Zoro scratched his head, "Um, I actually don't remember. He was pretty grateful. It's not every day that pirates save you from man-eating, Devil Fruit rabbits."

"Mama…" Ko whined softly, clutching the baby blue blanket. Zoro's hand movements never ceased as the toddler leaned into it.

"I gave him something to help, but it may take a while. He needs to stay in bed for an hour or so. So it's okay, Zoro. There's no need to lose your head," Chopper giggled, swinging his dangling hooves back and forth. Zoro sometimes forgot he was just a kid even younger than Luffy. Hell of a lot smarter, but a kid no less.

He smiled at them both warmly, and then glanced briefly over at the closed door. "I…thanks, Chopper. Maybe I was overreacting a little bit. I know the cook's happy to hear it, too."

"You bet your sweet ass I am! God, what if he'd been POISONED?" a muffled voice exclaimed, along with furious sounds of a wood rubbing against porcelain. The lovecook probably brought the damn kitchen with him as he eavesdropped. Chopper was the only one genuinely surprised that Sanji stood outside, silently listening to what was happening.

"Stop lurking, pervy cook," the swordsman scowled.

"Pervy dada!" Ko called happily. Granted, he had no idea what it meant, but whenever Zoro said it, meant his father was near. He'd picked up on that quickly. A pissed off yell of "oi" rang throughout the hallway before Sanji threw open the door harder than necessary. He wore his pink Doskoi Panda apron tightly around his waist and held the predicted mixing bowl in one hand, and a substance covered spoon in the other.

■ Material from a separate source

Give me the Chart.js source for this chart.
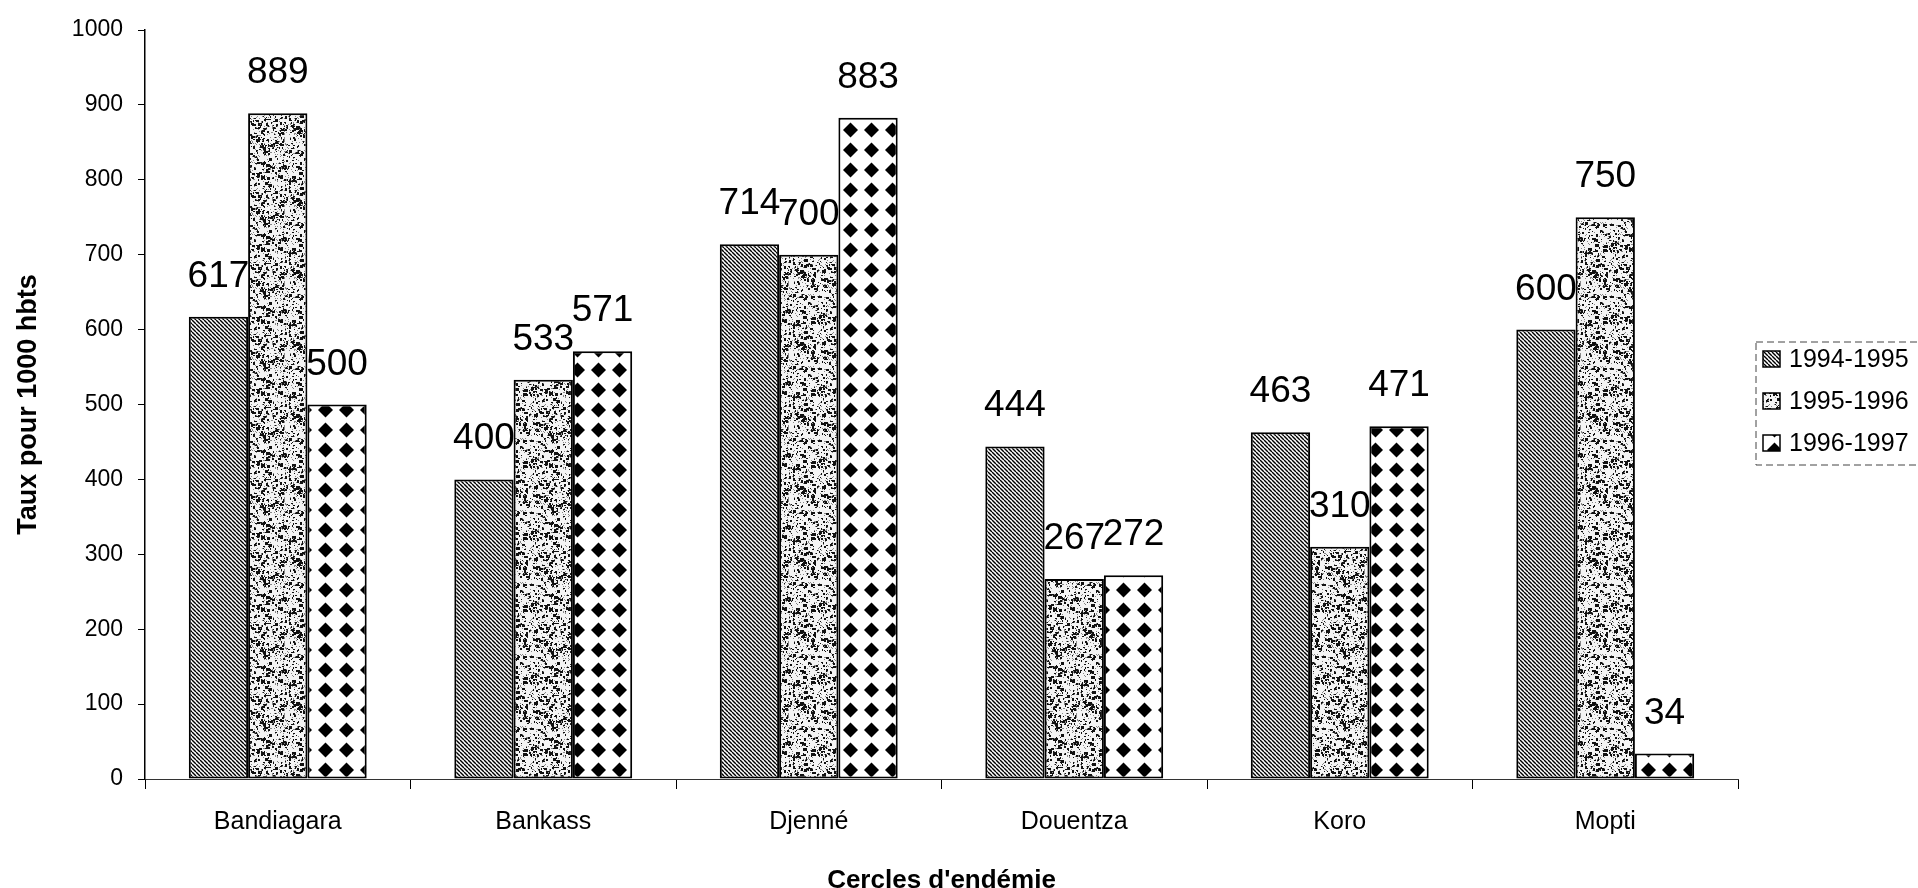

"I draw the line at being called perverted by my own son," he complained mildly. His grumbles were soon thrown off by the fact that Ko was shooting him the "pity me/puppy" eyes; big, watery, and utterly unbearable to withstand. He bit his bottom lip, and glanced at the objects in his hands. "Wanna lick the spoon?" he grinned softly.

Zoro gasped inaudibly, "Cook, don't make it worse!"

"I thought it would help him feel better!"

"THAT'S WHAT GOT US HERE, DUMBASS!"

"FOOD HEALS THE SOUL, GODDAMN IT! You don't have to bite my head off!"

"Guys—"

The two continued their petty arguing over what was wrong and what would potentially be better for Ko as Chopper tried to gain their attention. He failed miserably, causing a sigh, but a giggle behind his back made his ears twitch slightly. Ko was laughing at the funny way his parents flailed and bickered like usual; it never ceased to amuse him honestly. Chopper blinked. He didn't expect the medicine to kick in so quickly. Were Zoro and Sanji subconsciously helping it take effect?

Suddenly, something sloppy flew onto Zoro's unsuspecting face. He blinked, and wiped it off slowly with disbelief lacing his features. "And…this is?" he questioned calmly, though a tiny voice screamed to kill the idiot cook right then and there.

"I was making crepes, marimo. Have a little taste!" Sanji flicked the spoon at him again, this time coating the swordsman's left cheek in sticky sweet batter. Wasting food wasn't normally condoned with him, but he could spare a few drops, and he was pissed after all. Thinking rationally vanished from his anger-clouded brain.

They stared at each other for a long moment, silent, glaring, and snarling. Ko burst into laughter at the sight of his messy, disheveled mother and his ridiculously red-faced father. He climbed out from under the blanket and crawled towards Zoro, accidentally and roughly spreading the batter all over the first mate's face instead of getting it off like he had intended. The cook nearly dropped the mixing bowl as his body shook violently with insane laughs. Zoro didn't know what to feel! He looked so confused, angry, annoyed, tired; it was just too damn funny!

Chopper couldn't help but laugh as well. Ko noticed his incident immediately, and tried to wipe it off once more, only succeeding in shoving a bit of batter up his mother's nose.

"PPFFT," Sanji and Chopper stifled another obnoxious fit meekly. Zoro gently grabbed Ko's wandering hands and settled for sitting him on his lap, which made the toddler frown. "Shut up," he mumbled at the stupidly giggling couple. His cheeks burned brightly, and he supposed part of it was because there was still batter across his nostrils.